Her first position was as a cashier in the Utility Office, which was located on the Courthouse Square at 103 W. Seventh Street, current home of the Visitors Center. At that time Georgetown’s population was about 15,000 and billing was done by hand with deposits recorded in a book. By the early 1990s, the City was using an IBM main-frame computer with customer service representatives working at terminals to access account information.
The Utility Office moved to the old Post Office on Eighth Street in 1992. Ragsdale had become the manager of the Utility Office before it moved to the Georgetown Municipal Complex on Industrial Avenue in 2003.
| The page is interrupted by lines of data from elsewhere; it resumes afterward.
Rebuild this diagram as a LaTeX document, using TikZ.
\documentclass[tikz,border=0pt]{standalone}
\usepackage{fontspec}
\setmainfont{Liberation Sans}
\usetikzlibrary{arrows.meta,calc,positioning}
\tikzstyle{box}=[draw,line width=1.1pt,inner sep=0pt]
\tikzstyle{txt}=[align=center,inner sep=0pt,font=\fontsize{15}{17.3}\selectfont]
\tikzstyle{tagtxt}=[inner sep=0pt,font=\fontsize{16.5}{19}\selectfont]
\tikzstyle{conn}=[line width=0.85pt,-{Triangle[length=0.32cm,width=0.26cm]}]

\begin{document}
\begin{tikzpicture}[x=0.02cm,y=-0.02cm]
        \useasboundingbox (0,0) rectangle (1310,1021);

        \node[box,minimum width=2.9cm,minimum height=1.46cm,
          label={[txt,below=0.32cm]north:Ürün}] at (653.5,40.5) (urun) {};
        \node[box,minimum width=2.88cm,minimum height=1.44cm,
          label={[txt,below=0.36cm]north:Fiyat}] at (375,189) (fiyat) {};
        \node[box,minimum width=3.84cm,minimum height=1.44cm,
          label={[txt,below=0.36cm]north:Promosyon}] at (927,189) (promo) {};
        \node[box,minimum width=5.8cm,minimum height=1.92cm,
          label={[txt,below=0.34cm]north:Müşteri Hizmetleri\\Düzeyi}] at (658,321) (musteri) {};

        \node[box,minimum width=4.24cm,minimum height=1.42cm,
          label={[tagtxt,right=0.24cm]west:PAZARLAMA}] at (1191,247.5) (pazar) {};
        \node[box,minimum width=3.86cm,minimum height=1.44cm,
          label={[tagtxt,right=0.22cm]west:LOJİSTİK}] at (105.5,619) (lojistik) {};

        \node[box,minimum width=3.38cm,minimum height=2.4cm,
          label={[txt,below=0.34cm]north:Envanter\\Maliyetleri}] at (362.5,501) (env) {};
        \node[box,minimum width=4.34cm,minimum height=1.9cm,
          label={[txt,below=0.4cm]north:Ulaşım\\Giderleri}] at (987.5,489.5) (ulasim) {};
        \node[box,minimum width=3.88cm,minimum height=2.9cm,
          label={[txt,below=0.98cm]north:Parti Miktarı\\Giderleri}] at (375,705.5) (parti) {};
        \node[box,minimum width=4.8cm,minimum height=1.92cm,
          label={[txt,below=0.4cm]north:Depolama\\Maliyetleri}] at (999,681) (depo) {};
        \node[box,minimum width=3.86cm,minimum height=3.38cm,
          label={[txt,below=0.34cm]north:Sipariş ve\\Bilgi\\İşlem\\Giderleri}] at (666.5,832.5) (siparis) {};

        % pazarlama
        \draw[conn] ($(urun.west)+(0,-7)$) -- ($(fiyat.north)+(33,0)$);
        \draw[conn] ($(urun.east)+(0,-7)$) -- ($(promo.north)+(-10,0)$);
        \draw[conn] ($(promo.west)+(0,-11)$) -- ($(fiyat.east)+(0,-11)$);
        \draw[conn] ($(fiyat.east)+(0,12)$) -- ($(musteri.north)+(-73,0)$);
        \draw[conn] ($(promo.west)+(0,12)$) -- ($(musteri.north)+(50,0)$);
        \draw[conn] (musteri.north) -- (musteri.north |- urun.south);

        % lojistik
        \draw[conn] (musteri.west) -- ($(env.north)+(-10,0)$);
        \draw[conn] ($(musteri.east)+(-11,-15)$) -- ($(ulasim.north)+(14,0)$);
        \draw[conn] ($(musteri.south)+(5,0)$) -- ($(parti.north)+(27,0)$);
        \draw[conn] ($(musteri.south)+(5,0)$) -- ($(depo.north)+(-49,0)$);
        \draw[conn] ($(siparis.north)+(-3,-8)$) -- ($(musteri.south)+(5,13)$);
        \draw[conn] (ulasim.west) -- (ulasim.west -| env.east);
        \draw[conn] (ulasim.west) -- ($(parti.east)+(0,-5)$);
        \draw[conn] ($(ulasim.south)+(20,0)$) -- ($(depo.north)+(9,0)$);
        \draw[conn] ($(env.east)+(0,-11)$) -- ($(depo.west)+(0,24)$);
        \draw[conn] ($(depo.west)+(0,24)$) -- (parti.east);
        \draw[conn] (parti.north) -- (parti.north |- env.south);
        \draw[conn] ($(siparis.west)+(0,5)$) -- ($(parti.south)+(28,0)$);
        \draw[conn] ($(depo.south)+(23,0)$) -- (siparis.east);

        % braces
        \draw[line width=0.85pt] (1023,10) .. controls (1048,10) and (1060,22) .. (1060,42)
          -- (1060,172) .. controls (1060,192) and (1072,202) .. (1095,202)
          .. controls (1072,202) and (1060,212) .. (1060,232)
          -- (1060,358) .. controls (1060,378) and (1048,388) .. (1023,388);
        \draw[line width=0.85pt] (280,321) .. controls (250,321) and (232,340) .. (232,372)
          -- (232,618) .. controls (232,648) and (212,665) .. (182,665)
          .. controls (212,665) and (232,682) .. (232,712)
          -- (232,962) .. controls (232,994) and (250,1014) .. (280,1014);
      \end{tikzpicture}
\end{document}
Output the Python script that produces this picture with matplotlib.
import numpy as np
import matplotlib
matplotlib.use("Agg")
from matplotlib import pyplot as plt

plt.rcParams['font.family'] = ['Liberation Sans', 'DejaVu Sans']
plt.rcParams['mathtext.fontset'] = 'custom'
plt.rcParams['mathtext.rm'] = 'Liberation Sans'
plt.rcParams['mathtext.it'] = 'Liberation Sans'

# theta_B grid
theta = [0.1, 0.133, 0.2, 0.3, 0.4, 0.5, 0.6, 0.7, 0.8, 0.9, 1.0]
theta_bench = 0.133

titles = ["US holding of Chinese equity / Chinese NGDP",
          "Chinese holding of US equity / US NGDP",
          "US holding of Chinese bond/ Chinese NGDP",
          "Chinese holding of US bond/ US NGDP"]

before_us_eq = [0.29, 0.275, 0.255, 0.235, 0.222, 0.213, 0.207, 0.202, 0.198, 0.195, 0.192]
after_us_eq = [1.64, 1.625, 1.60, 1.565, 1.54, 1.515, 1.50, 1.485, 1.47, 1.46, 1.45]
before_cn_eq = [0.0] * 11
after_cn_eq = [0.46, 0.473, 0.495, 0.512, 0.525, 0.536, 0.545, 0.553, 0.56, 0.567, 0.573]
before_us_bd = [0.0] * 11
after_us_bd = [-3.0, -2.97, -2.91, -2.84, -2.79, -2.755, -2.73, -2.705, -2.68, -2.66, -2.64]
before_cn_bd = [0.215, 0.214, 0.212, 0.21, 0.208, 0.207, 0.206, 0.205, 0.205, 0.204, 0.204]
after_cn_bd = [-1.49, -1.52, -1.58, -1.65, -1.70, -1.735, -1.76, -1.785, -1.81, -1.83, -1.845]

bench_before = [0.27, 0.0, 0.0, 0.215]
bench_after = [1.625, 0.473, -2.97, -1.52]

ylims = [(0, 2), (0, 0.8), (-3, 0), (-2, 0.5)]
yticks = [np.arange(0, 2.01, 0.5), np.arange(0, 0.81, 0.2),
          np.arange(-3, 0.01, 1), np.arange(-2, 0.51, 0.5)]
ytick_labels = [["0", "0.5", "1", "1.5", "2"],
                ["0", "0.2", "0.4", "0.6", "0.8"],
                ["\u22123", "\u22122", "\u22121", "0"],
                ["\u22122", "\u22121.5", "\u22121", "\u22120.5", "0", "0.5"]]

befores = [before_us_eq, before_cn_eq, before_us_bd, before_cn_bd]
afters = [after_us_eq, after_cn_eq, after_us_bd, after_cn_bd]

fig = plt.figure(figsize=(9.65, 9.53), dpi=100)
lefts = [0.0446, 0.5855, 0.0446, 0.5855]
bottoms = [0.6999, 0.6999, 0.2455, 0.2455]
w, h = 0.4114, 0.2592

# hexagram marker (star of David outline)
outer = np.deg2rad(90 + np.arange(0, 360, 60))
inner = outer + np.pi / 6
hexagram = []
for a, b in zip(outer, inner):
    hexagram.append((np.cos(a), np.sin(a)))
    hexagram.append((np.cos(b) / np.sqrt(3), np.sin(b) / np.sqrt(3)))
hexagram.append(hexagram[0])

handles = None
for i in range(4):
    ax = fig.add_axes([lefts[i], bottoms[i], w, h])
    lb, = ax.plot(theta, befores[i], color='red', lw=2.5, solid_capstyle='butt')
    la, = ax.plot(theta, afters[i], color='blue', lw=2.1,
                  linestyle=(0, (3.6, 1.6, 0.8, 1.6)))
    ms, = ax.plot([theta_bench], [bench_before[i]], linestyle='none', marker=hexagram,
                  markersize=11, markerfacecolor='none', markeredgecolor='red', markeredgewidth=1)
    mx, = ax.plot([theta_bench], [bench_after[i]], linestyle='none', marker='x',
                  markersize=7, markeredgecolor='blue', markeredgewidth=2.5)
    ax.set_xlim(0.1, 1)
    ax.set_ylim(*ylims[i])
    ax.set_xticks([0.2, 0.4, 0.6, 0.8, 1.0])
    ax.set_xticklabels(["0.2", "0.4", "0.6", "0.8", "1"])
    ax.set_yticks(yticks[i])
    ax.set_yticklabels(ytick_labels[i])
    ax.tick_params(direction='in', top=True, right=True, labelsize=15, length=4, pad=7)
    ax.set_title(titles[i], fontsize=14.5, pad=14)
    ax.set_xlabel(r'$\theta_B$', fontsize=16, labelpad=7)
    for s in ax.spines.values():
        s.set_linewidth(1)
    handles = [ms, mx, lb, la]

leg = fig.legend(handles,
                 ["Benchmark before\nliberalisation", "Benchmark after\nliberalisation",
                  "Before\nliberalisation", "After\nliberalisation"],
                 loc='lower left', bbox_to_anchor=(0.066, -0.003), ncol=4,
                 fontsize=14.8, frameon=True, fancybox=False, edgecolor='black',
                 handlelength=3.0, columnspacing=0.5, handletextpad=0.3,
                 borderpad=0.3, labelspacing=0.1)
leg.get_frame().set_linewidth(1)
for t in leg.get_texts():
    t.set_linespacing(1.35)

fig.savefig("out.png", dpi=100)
One of the major innovations that Ragsdale helped to direct was the introduction of automated meter reading in 1998. Georgetown was one of the first utilities in the nation to implement the system that uses radio signals to transmit meter information. The move to the automated system limited the need for meter readers, but led to the creation of a technical staff to support the system.
After 26 years in the utility billing and customer support office, Ragsdale moved to a new position at the utility when she became the manager of Conservation Services. Since 2011, Ragsdale’s department managed the solid waste and recycling contract and enhanced programs in water and energy conservation. Two recent projects include the creation of a drought simulation structure and educational gardens at the new West Side Service Center to promote the use of drought-tolerant plants and low water-use landscapes.
Ragsdale says her most enduring legacy will be her work on a landscaping ordinance that was approved in 2014. The ordinance limits the irrigated turf area in the yards of new homes and requires six inches of top soil to promote wise water use. The new rules will have a big impact on the growth of irrigation water use for new homes built in Georgetown.
After serving 10 mayors and five city managers, Ragsdale retired from the City last month. She says retirement means spending more time with eight grandchildren at her home near Weir. And she and her husband will be planting spinach, radishes, squash, and egg plant in their vegetable garden with the help of their new green John Deere tractor.